Book: Redemption Ark

60 years have passed from the end of REVELATION SPACE as the second novel in Alastair Reynolds’ sequence about a humanity threatened with extinction by a galactic army of intelligence suppression machines called the Inhibitors begins. Reynolds actually published another novel that I’m reading now, called Chasm City, but it’s a standalone story set in this same future history but not involved in the story line.

Ana Khouri, Ilia Volyova, the tragically ill captain of their lighthugger Nostalgia for Infinity and the planet Resurgam are the main characters carried over to Redemption Ark, though Sylveste and the neutron star/quantum computer Hades are present only in the conversation of others. Khouri, under an alias, has become a high level government official charged with tracking down Volyova, who is considered a mass murderer. The two are actually working together, with the decades-long hunt a cover, to develop a plan to save the planet’s people from the Inhibitors.

The machines are hard at work in the Delta Pavonis system and their efforts are soon vast enough to be seen with the naked eye from Resurgam’s surface, so the two woman find the rebel leader Thorn in order to convert him to their cause. This they do, not without barely avoided risks.

Back in the central world of Yellowstone, the long war between the Demarchist and Conjoiner factions is nearly over. The latter’s vastly superior technology is overcoming the former’s larger numbers but the winners are no longer that interested in pressing home the victory. You see, they’ve become aware of the wolves too and are sending their most advanced ships to Resurgam to reclaim the immense weapons held on the lighthugger.

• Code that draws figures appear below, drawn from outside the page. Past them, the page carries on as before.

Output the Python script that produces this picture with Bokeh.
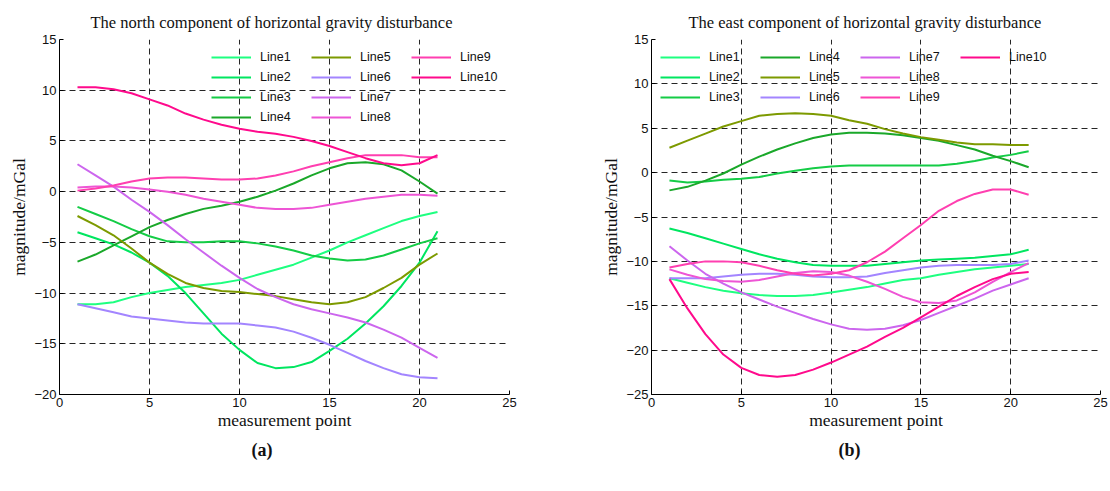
from bokeh.plotting import figure
from bokeh.models import Legend, LegendItem, FixedTicker, Title
from bokeh.layouts import row
from bokeh.embed import file_html
from bokeh.resources import INLINE

points = list(range(1, 22))
labels = ["Line%d" % i for i in range(1, 11)]
colors = ["#1EFF80", "#00E660", "#14CC46", "#1AA82A", "#7D9A00",
          "#A385FF", "#CC66EE", "#EE55D5", "#FF3FB0", "#FF0A8C"]

# (a) north component
north_line1 = [-11.1, -11.1, -10.9, -10.4, -10.0, -9.7, -9.4, -9.2, -9.0, -8.7, -8.2,
               -7.7, -7.2, -6.5, -5.8, -5.0, -4.3, -3.6, -2.9, -2.4, -2.0]
north_line2 = [-4.0, -4.6, -5.2, -6.0, -7.0, -8.3, -10.0, -12.0, -14.0, -15.6, -16.9,
               -17.4, -17.3, -16.8, -15.7, -14.5, -13.0, -11.3, -9.3, -7.0, -3.9]
north_line3 = [-1.5, -2.2, -2.9, -3.7, -4.4, -4.9, -5.0, -5.0, -4.9, -4.9, -5.1,
               -5.4, -5.8, -6.3, -6.6, -6.8, -6.7, -6.3, -5.7, -5.1, -4.6]
north_line4 = [-6.9, -6.2, -5.3, -4.4, -3.5, -2.8, -2.2, -1.7, -1.4, -1.0, -0.5,
               0.1, 0.8, 1.6, 2.3, 2.8, 2.9, 2.7, 2.1, 1.0, -0.2]
north_line5 = [-2.4, -3.3, -4.3, -5.6, -7.0, -8.1, -9.0, -9.5, -9.8, -9.9, -10.1,
               -10.3, -10.6, -10.9, -11.1, -10.9, -10.4, -9.5, -8.5, -7.2, -6.1]
north_line6 = [-11.1, -11.5, -11.9, -12.3, -12.5, -12.7, -12.9, -13.0, -13.0, -13.0, -13.2,
               -13.4, -13.8, -14.4, -15.1, -15.9, -16.7, -17.4, -18.0, -18.3, -18.4]
north_line7 = [2.7, 1.6, 0.5, -0.8, -2.0, -3.3, -4.7, -6.0, -7.3, -8.5, -9.6,
               -10.4, -11.1, -11.6, -12.0, -12.4, -12.9, -13.6, -14.4, -15.4, -16.4]
north_line8 = [0.4, 0.5, 0.5, 0.4, 0.2, 0.0, -0.3, -0.7, -1.0, -1.3, -1.6,
               -1.7, -1.7, -1.6, -1.3, -1.0, -0.7, -0.5, -0.3, -0.3, -0.4]
north_line9 = [0.1, 0.3, 0.6, 1.0, 1.3, 1.4, 1.4, 1.3, 1.2, 1.2, 1.3,
               1.6, 2.0, 2.5, 2.9, 3.3, 3.6, 3.6, 3.6, 3.4, 3.4]
north_line10 = [10.3, 10.3, 10.1, 9.7, 9.1, 8.5, 7.7, 7.1, 6.6, 6.2, 5.9,
                5.7, 5.4, 5.0, 4.5, 3.9, 3.3, 2.8, 2.6, 2.8, 3.6]

# (b) east component
east_line1 = [-11.9, -12.4, -12.9, -13.3, -13.6, -13.8, -13.9, -13.9, -13.8, -13.5, -13.2,
              -12.9, -12.5, -12.1, -11.9, -11.5, -11.2, -10.9, -10.7, -10.5, -10.3]
east_line2 = [-6.3, -6.8, -7.4, -8.0, -8.6, -9.2, -9.7, -10.1, -10.4, -10.5, -10.5,
              -10.5, -10.3, -10.1, -9.9, -9.8, -9.7, -9.6, -9.4, -9.2, -8.7]
east_line3 = [-0.9, -1.1, -1.0, -0.8, -0.7, -0.5, -0.1, 0.2, 0.5, 0.7, 0.8,
              0.8, 0.8, 0.8, 0.8, 0.8, 1.0, 1.3, 1.7, 2.0, 2.4]
east_line4 = [-2.0, -1.6, -0.9, -0.1, 0.9, 1.8, 2.6, 3.3, 3.9, 4.3, 4.5,
              4.5, 4.4, 4.2, 3.9, 3.6, 3.1, 2.6, 1.9, 1.3, 0.6]
east_line5 = [2.8, 3.6, 4.4, 5.2, 5.8, 6.4, 6.6, 6.7, 6.6, 6.4, 5.9,
              5.5, 4.9, 4.4, 4.0, 3.7, 3.4, 3.2, 3.2, 3.1, 3.1]
east_line6 = [-11.9, -11.9, -11.9, -11.7, -11.5, -11.4, -11.4, -11.5, -11.7, -11.8, -11.8,
              -11.7, -11.3, -11.0, -10.7, -10.5, -10.4, -10.4, -10.4, -10.3, -9.9]
east_line7 = [-8.3, -9.9, -11.4, -12.5, -13.5, -14.3, -15.1, -15.8, -16.5, -17.1, -17.6,
              -17.7, -17.6, -17.2, -16.6, -15.8, -15.0, -14.2, -13.3, -12.6, -11.9]
east_line8 = [-10.9, -11.5, -12.0, -12.2, -12.3, -12.1, -11.7, -11.3, -11.1, -11.2, -11.6,
              -12.3, -13.1, -14.0, -14.6, -14.7, -14.4, -13.5, -12.3, -11.2, -10.2]
east_line9 = [-10.7, -10.3, -10.0, -10.0, -10.1, -10.5, -11.0, -11.4, -11.6, -11.4, -11.0,
              -10.1, -8.9, -7.4, -5.9, -4.3, -3.2, -2.4, -1.9, -1.9, -2.5]
east_line10 = [-12.0, -15.3, -18.2, -20.5, -22.0, -22.8, -23.0, -22.8, -22.2, -21.4, -20.5,
               -19.6, -18.5, -17.5, -16.3, -15.1, -13.9, -12.9, -12.0, -11.4, -11.2]

north = [north_line1, north_line2, north_line3, north_line4, north_line5,
         north_line6, north_line7, north_line8, north_line9, north_line10]
east = [east_line1, east_line2, east_line3, east_line4, east_line5,
        east_line6, east_line7, east_line8, east_line9, east_line10]

x_ticks = [0, 5, 10, 15, 20, 25]

SERIF = "Liberation Serif"
SANS = "Liberation Sans"


def make_panel(title, series, y_range, y_ticks, min_left, min_right, legend_rows,
               legend_loc, title_offset, caption, caption_offset):
    p = figure(width=555, height=491, x_range=(0, 25), y_range=y_range,
               output_backend="svg", toolbar_location=None,
               min_border_left=min_left, min_border_right=min_right,
               min_border_top=39, min_border_bottom=97)
    p.title.text = title
    p.title.align = "left"
    p.title.offset = title_offset
    p.title.standoff = 16
    p.title.text_font = SERIF
    p.title.text_font_size = "16.5px"
    p.title.text_font_style = "normal"
    p.title.text_color = "#111111"
    p.outline_line_color = None
    p.background_fill_color = "white"
    p.border_fill_color = "white"

    for ax in (p.xaxis[0], p.yaxis[0]):
        ax.major_label_text_font = SANS
        ax.major_label_text_font_size = "13px"
        ax.major_label_text_color = "#111111"
        ax.axis_label_text_font = SERIF
        ax.axis_label_text_font_size = "17.5px"
        ax.axis_label_text_font_style = "normal"
        ax.axis_label_text_color = "#111111"
        ax.axis_line_color = "black"
        ax.major_tick_in = 4
        ax.major_tick_out = 0
        ax.minor_tick_in = 0
        ax.minor_tick_out = 0
        ax.major_tick_line_color = "black"
        ax.major_label_standoff = 3
        ax.axis_label_standoff = 2
    p.xaxis[0].axis_label_standoff = 0
    p.xaxis[0].ticker = FixedTicker(ticks=x_ticks)
    p.yaxis[0].ticker = FixedTicker(ticks=y_ticks)
    p.xaxis[0].axis_label = "measurement point"
    p.yaxis[0].axis_label = "magnitude/mGal"

    for g in (p.xgrid[0], p.ygrid[0]):
        g.grid_line_color = "black"
        g.grid_line_dash = "6 4"
        g.grid_line_alpha = 0.85
        g.grid_line_width = 1

    items = []
    for lab, col, ys in zip(labels, colors, series):
        r = p.line(points, ys, line_color=col, line_width=2)
        items.append(LegendItem(label=lab, renderers=[r]))

    legend = Legend(items=items, location=legend_loc, orientation="vertical",
                    nrows=legend_rows, background_fill_alpha=0, border_line_color=None,
                    label_text_font=SANS, label_text_font_size="12.5px",
                    label_text_color="#111111",
                    glyph_width=40, glyph_height=14, label_height=14,
                    label_width=45, label_standoff=9, spacing=6, padding=5, margin=0)
    p.add_layout(legend)

    cap = Title(text=caption, align="left", offset=caption_offset,
                text_font=SERIF, text_font_size="18px", text_font_style="bold",
                text_color="#111111", standoff=10)
    p.add_layout(cap, "below")
    return p


pa = make_panel("The north component of horizontal gravity disturbance", north,
                (-20, 15), [-20, -15, -10, -5, 0, 5, 10, 15], 59, 46, 4,
                (152, 270), 31, "(a)", 192)
pb = make_panel("The east component of horizontal gravity disturbance", east,
                (-25, 15), [-25, -20, -15, -10, -5, 0, 5, 10, 15], 96, 10, 3,
                (9, 290), 37, "(b)", 187)

layout = row(pa, pb)
open("out.html", "w").write(file_html(layout, INLINE))
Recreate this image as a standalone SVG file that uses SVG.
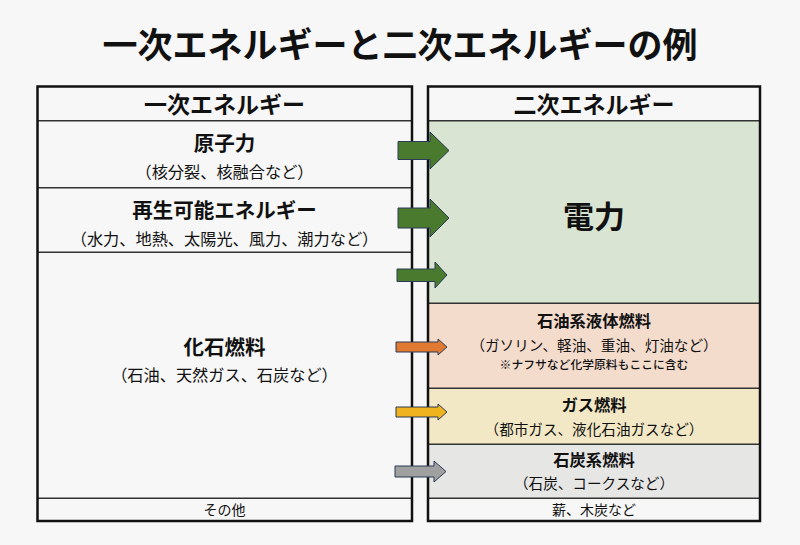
<svg xmlns="http://www.w3.org/2000/svg" width="800" height="545" viewBox="0 0 800 545">
<style>
text{font-family:"Noto Sans CJK JP","Noto Sans",sans-serif;fill:#111;text-anchor:middle}
.title{font-size:35px;font-weight:bold}
.hd{font-size:23px;font-weight:bold}
.main{font-size:20.5px;font-weight:bold}
.sec{font-size:16.3px;font-weight:bold}
.sub{font-size:16.2px}
.subr{font-size:14.6px}
.note{font-size:11.8px;font-weight:500}
.small{font-size:14px}
.frame{fill:none;stroke:#111;stroke-width:2.5}
.div{stroke:#333;stroke-width:1.5}
.arr{stroke:#2b3a57;stroke-width:1;stroke-linejoin:miter}
</style>
<rect x="0" y="0" width="800" height="545" fill="#f7f7f7"/>
<text class="title" x="400" y="58">一次エネルギーと二次エネルギーの例</text>

<g id="primary">
  <rect x="37.5" y="86.5" width="374.5" height="434.5" fill="#f7f7f7"/>
  <line class="div" x1="37.5" y1="120.7" x2="412" y2="120.7"/>
  <line class="div" x1="37.5" y1="187.7" x2="412" y2="187.7"/>
  <line class="div" x1="37.5" y1="252.3" x2="412" y2="252.3"/>
  <line class="div" x1="37.5" y1="498.3" x2="412" y2="498.3"/>
  <rect class="frame" x="37.5" y="86.5" width="374.5" height="434.5"/>
  <text class="hd" x="224.5" y="113">一次エネルギー</text>
</g>
<g id="nuclear">
  <text class="main" x="224.5" y="151">原子力</text>
  <text class="sub" x="224.5" y="177.5">（核分裂、核融合など）</text>
</g>
<g id="renewable">
  <text class="main" x="224.5" y="218">再生可能エネルギー</text>
  <text class="sub" x="224.5" y="245">（水力、地熱、太陽光、風力、潮力など）</text>
</g>
<g id="fossil">
  <text class="main" x="224.5" y="355">化石燃料</text>
  <text class="sub" x="224.5" y="380.5">（石油、天然ガス、石炭など）</text>
</g>
<g id="other">
  <text class="small" x="224.5" y="515">その他</text>
</g>

<g id="secondary">
  <rect x="428" y="86.5" width="332" height="434.5" fill="#f7f7f7"/>
  <rect x="428" y="120.7" width="332" height="182.6" fill="#d9e5d2"/>
  <rect x="428" y="303.3" width="332" height="85" fill="#f4dccd"/>
  <rect x="428" y="388.3" width="332" height="56" fill="#f3e8c5"/>
  <rect x="428" y="444.3" width="332" height="54" fill="#e6e6e5"/>
  <line class="div" x1="428" y1="120.7" x2="760" y2="120.7"/>
  <line class="div" x1="428" y1="303.3" x2="760" y2="303.3"/>
  <line class="div" x1="428" y1="388.3" x2="760" y2="388.3"/>
  <line class="div" x1="428" y1="444.3" x2="760" y2="444.3"/>
  <line class="div" x1="428" y1="498.3" x2="760" y2="498.3"/>
  <rect class="frame" x="428" y="86.5" width="332" height="434.5"/>
  <text class="hd" x="594" y="113">二次エネルギー</text>
</g>
<g id="electricity">
  <text style="font-size:31px;font-weight:bold" x="594" y="228">電力</text>
</g>
<g id="petroleum">
  <text class="sec" x="594" y="327">石油系液体燃料</text>
  <text class="subr" x="594" y="351">（ガソリン、軽油、重油、灯油など）</text>
  <text class="note" x="594" y="369">※ナフサなど化学原料もここに含む</text>
</g>
<g id="gas">
  <text class="sec" x="594" y="411">ガス燃料</text>
  <text class="subr" x="594" y="435">（都市ガス、液化石油ガスなど）</text>
</g>
<g id="coal">
  <text class="sec" x="594" y="466">石炭系燃料</text>
  <text class="subr" x="594" y="489">（石炭、コークスなど）</text>
</g>
<g id="wood">
  <text class="small" x="594" y="515">薪、木炭など</text>
</g>

<g id="connectors">
  <polygon class="arr" fill="#4a7a2e" points="398,141.5 430,141.5 430,132 449,150.5 430,169 430,159.5 398,159.5"/>
  <polygon class="arr" fill="#4a7a2e" points="398,208 430,208 430,199 449,218 430,237 430,228 398,228"/>
  <polygon class="arr" fill="#4a7a2e" points="397,269 435,269 435,262 447,275 435,288 435,281.5 397,281.5"/>
  <polygon class="arr" fill="#e07a32" points="396,342 438,342 438,339 447,347 438,355 438,352 396,352"/>
  <polygon class="arr" fill="#eeb31e" points="396,407 438,407 438,404 447,412 438,420 438,417 396,417"/>
  <polygon class="arr" fill="#a0a0a0" points="395,466 434,466 434,461 446,471.5 434,482 434,477 395,477"/>
</g>
</svg>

Stirring the drink is a 400+ year old Conjoiner called Neil Claivin. Originally a military leader of an Earth faction at war with them, he defected after the creator of the Conjoined technology saved his life by flooding him with the microscopic machines. Claivin never completely made the jump, though, and when he learns of the extinction machines and what Conjoiner leadership plans to do about them, instead of leading the squad tasked with recovering the weapons he defects yet again and finds allies who go with him to try and grab the weapons for use on behalf of all Humanity.

Getting to the Delta Pavonis system is no simple thing, nor is the set task once there. And the Inhibitors have been busy in the meanwhile–even with the advanced star drives the transit time is still several years–reshaping several planets in order to build a weapon even deadlier than one might imagine.

Reynolds does a better job this time out, his writing is still compelling and colorful but there seemed like far fewer wasted (i.e., unnecessary) paragraphs, pages and chapters. Claivin and Khouri are impressively drawn characters and Skade, the Conjoiner leading the anti-Inhibitor effort, is one twisted little bitch. There’s a definitely a bit of middle book syndrome, you can’t read this without having read REVELATION SPACE first and the ending is, of course, not much of an ending. Fortunately I found Absolution Gap, which is next, at the used bookstore.